- Also known as: GMWA National Mass Choir GMWA Women of Worship GMWA Men of Promise GMWA Youth Mass Choir
- Genres: Gospel
- Years active: 1967 - Present
- Labels: Savoy Records Intersound Records Benson Records A&M Records King James Records Sweet Rain Records

= Gospel Music Workshop of America =

Gospel Music Workshop of America is an international music convention founded by Rev. James Cleveland.

==GMWA membership==
| * Bishop Albert L. Jamison Sr., Chair, Board of Directors * Bishop Brian Moore, Executive Vice Chair * Dr. Rodena Preston, Director of Operations * Ms. JeJuan Ford, Secretary * Dr. Kevin Bond, Treasurer * Mrs. Audrey Howard-Harris, Chair, Finance * Mr. James D. Robinson Jr. Co-Vice Chair, Development * Mr. Ron Magnus, Esq., Legal Counsel * Rev. Isaac Whittman, Vice Chair, Men's Department * Mr. Steven Roberts, James Cleveland Chorus, Mass Choir *Elder Isadore Jackson, Contemporary Adults *Minister Craig Hayes, Youth/Young Adult * Dr. Charles Reese, Dean, Academic Department * Mr. James Ford, Ushers & Nurses * Mrs. Shirley M.K. Berkeley, Co-Vice Chair, Women * Ms. Merdean Fielding Gales, Youth/ Young Adults * Dr.
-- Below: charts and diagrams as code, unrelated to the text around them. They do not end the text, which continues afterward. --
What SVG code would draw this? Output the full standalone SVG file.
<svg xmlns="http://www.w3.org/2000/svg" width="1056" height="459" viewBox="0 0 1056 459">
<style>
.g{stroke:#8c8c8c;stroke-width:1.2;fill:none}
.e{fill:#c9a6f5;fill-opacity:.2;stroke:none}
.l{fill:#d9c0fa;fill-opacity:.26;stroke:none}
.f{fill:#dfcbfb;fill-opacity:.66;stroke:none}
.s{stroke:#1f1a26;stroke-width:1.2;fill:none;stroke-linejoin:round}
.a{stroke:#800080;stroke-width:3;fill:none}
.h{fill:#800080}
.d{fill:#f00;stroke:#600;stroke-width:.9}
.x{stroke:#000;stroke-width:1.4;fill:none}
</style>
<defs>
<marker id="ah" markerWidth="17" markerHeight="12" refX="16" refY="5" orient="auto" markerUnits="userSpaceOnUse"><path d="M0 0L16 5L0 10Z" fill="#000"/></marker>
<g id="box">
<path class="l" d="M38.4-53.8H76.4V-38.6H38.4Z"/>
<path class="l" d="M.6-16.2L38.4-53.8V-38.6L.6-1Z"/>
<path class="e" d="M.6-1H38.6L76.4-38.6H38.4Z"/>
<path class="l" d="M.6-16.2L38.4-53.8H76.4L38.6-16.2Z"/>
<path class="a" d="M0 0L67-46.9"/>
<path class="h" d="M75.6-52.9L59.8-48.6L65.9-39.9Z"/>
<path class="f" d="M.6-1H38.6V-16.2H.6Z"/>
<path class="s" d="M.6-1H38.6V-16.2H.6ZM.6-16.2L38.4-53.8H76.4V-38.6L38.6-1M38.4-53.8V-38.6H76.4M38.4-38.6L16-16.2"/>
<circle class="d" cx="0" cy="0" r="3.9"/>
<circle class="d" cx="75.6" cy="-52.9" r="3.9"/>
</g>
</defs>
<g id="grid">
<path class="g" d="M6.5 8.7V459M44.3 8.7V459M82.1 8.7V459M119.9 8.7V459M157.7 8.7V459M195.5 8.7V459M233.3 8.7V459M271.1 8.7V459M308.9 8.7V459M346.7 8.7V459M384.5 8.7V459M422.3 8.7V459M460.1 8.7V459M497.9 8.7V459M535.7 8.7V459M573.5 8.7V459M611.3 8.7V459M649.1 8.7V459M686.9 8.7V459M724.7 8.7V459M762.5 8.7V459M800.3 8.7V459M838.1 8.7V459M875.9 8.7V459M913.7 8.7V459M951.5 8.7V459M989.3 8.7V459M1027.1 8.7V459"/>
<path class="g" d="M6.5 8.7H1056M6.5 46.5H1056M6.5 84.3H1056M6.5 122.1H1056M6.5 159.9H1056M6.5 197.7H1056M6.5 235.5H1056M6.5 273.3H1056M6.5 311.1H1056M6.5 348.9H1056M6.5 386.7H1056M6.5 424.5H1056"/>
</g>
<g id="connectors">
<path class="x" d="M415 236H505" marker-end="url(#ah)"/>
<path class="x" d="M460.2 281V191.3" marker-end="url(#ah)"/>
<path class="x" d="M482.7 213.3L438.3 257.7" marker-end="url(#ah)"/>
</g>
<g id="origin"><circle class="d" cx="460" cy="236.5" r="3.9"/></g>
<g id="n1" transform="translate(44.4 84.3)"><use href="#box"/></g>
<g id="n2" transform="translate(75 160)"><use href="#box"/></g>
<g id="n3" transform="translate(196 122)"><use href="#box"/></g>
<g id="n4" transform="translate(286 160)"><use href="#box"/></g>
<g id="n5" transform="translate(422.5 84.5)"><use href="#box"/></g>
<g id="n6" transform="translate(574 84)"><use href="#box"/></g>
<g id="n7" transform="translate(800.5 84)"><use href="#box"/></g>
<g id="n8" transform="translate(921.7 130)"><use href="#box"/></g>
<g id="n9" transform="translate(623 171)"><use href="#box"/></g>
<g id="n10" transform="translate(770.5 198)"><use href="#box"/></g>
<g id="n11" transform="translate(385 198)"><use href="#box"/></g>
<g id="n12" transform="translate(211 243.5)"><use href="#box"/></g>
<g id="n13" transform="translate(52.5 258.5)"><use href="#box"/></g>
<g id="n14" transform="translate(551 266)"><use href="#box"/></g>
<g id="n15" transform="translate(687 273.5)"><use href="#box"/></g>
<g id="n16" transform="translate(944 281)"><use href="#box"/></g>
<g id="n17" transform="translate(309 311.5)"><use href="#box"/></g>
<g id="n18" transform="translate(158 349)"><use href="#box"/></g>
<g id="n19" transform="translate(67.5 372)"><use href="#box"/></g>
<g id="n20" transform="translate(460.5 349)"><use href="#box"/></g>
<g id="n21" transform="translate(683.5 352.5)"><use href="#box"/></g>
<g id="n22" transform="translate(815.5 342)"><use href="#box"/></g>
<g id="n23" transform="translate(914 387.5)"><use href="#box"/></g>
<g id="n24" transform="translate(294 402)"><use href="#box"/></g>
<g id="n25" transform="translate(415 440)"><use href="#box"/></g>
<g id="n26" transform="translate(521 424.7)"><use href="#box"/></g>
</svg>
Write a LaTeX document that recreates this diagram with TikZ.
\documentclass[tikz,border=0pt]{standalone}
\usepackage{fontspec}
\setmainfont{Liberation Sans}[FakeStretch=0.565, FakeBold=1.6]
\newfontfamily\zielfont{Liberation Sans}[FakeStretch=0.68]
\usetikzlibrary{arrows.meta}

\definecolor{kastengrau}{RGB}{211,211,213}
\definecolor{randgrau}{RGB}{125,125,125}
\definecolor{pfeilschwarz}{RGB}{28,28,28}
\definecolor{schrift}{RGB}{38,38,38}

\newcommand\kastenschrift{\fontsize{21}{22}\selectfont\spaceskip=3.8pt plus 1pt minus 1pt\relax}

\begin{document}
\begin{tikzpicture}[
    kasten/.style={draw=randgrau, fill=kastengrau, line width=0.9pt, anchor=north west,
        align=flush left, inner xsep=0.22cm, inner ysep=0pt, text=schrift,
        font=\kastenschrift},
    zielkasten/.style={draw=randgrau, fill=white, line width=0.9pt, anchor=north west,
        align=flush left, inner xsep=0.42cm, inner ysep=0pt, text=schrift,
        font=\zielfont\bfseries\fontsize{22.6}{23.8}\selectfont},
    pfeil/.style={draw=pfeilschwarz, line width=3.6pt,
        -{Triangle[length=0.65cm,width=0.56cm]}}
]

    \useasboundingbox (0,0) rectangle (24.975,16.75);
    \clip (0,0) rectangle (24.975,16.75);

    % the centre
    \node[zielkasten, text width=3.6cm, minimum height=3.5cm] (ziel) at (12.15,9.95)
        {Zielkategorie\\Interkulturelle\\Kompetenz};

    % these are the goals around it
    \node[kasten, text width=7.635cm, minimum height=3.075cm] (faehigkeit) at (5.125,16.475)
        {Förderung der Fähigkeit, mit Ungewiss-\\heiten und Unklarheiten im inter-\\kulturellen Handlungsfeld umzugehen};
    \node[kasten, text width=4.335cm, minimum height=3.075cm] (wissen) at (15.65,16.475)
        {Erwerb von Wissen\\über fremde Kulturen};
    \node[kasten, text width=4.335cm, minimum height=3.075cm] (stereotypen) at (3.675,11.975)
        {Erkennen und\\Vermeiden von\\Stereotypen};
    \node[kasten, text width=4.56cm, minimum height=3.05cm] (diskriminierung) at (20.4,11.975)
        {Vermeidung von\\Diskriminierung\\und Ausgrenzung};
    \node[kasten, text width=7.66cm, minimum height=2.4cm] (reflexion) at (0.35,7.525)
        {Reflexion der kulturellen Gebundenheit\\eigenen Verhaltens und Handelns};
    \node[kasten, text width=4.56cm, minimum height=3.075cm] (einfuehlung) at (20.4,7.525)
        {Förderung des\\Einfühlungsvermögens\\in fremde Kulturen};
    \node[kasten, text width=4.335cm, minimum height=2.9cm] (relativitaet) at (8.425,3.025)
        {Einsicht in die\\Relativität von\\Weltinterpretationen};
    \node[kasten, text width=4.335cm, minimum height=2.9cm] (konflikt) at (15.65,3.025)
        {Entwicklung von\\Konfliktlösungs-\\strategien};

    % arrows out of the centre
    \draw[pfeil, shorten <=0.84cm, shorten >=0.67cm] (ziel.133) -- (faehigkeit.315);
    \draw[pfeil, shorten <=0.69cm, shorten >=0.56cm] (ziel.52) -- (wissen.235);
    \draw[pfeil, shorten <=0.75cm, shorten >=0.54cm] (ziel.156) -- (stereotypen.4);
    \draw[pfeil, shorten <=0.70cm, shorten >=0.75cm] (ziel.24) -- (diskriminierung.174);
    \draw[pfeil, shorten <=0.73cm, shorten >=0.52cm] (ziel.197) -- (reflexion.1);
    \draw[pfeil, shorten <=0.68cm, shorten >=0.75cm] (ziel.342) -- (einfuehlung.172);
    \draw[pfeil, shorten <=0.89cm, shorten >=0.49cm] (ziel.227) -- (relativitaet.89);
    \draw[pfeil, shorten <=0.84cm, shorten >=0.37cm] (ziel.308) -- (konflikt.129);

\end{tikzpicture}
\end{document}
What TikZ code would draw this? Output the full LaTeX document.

Joan Hillsman, Collegiate Night * Bishop Richard "Mr. Clean" White, Co-Chair, Men's Department * Sylvester Starks, Ph.D, Finance * Bishop Sam Williams, Co-Vice Chair, Security * Dr. Melvin Von Wade Sr., Co-Vice Chair, Men |
Active GMWA Membership ranges from professional and amateur Gospel vocalists to instrumentalists, composers, arrangers, directors and producers, and the like. According to its official website, approximately 75% of the music on Billboard's Gospel Charts is written, arranged, produced, or performed by GMWA members. The GMWA also has chapters in the United States, United Kingdom, the Caribbean, Europe, and Asia.

==GMWA conventions and recordings==
The GMWA presently meets twice a year. A board meeting is held in the spring and the annual convention session is held at a major venue beginning on the second Sunday of August. The conventions include workshops and musical performances during the week and attract 12,000 to 15,000 registrants annually. A mass choir of 2,000 to 3,000 vocalists is formed at each GMWA convention, and each year a new recording is produced. GMWA offshoots who also record include GMWA Women of Worship, GMWA Men of Promise, and the GMWA Youth Mass Choir.

The first GMWA convention was held in Detroit, Michigan in 1968 at King Solomon Baptist Church. Approximately 3,000 delegates attended. The most recent GMWA convention was held in Birmingham, Alabama in 2016 at the Sheraton Hotel. Approximately 12,000 delegates attended. In 2017, the Board Meeting will be held in Las Vegas, Nevada and the 50th Annual Session was held July 22–29, 2017 in Atlanta, Georgia.